Le folle si accalcano intorno a Gesù. Si spingono e si stringono. Gesù ha parole che attirano, che importa se per ascoltarlo bisogna sgomitare e sopportare il caldo del sole, il fiato e il sudore della gente che preme tutta intorno?
Gesù però non ha soltanto parole di conforto. Ci sono anche affermazioni forti e scomode come quelle di oggi. “Questa generazione…” non è solo quella dei suoi contemporanei, è la generazione del lettore, è la nostra, perché anche noi cerchiamo segni. Il nostro cuore a volte tentennante li desidera. Per questo siamo cattivi?
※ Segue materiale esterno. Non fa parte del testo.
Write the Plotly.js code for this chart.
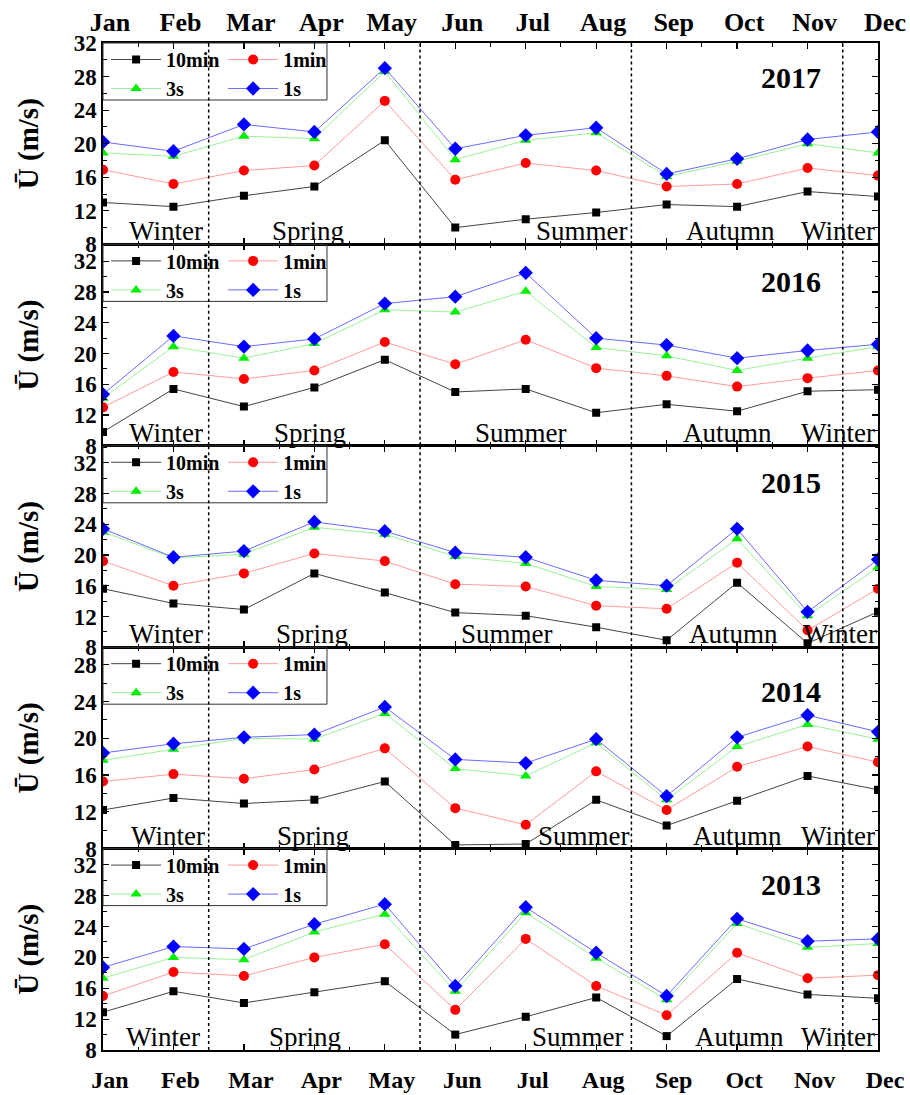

È malvagia la generazione che cerca un segno?
Cercare un segno e non chi vi sta dietro, questa è la tentazione che rallenta il passo del nostro cammino. È per questo che Gesù promette un segno “problematico”. Anche nel rimproverare, il suo cuore vuole la nostra libertà.
Il segno promesso è quello di Giona, segno di contraddizione e di alterità: Giona è straniero rispetto a Ninive e la regina del Sud è straniera rispetto a Israele. Il segno annunciato è perciò quello che viene dai margini, dalle periferie. È il segno che non ti aspetti, che rompe con ciò che precede, che non è autoreferenziale e non conferma il già noto, ma disloca e interroga.
Al tempo stesso, Giona non è solo la novità, è anche la misericordia e il perdono.
Se poi il segno di Giona è il tempo dei tre giorni trascorsi dal profeta nel ventre del pesce, esso richiama l’assenza, il silenzio, l’occultamento e anche il ritorno alla vita. È la luce dopo le tenebre, è la salvezza dopo la morte.
Signore noi cerchiamo segni, tu continua a liberarci donando la novità che spiazza, l’amore e il perdono che curano, la vita nuova dopo le tenebre. Per questo anche oggi noi ci accalchiamo intorno a te!
Diego Mattei SJ
A questa generazione non sarà dato che il segno di Giona.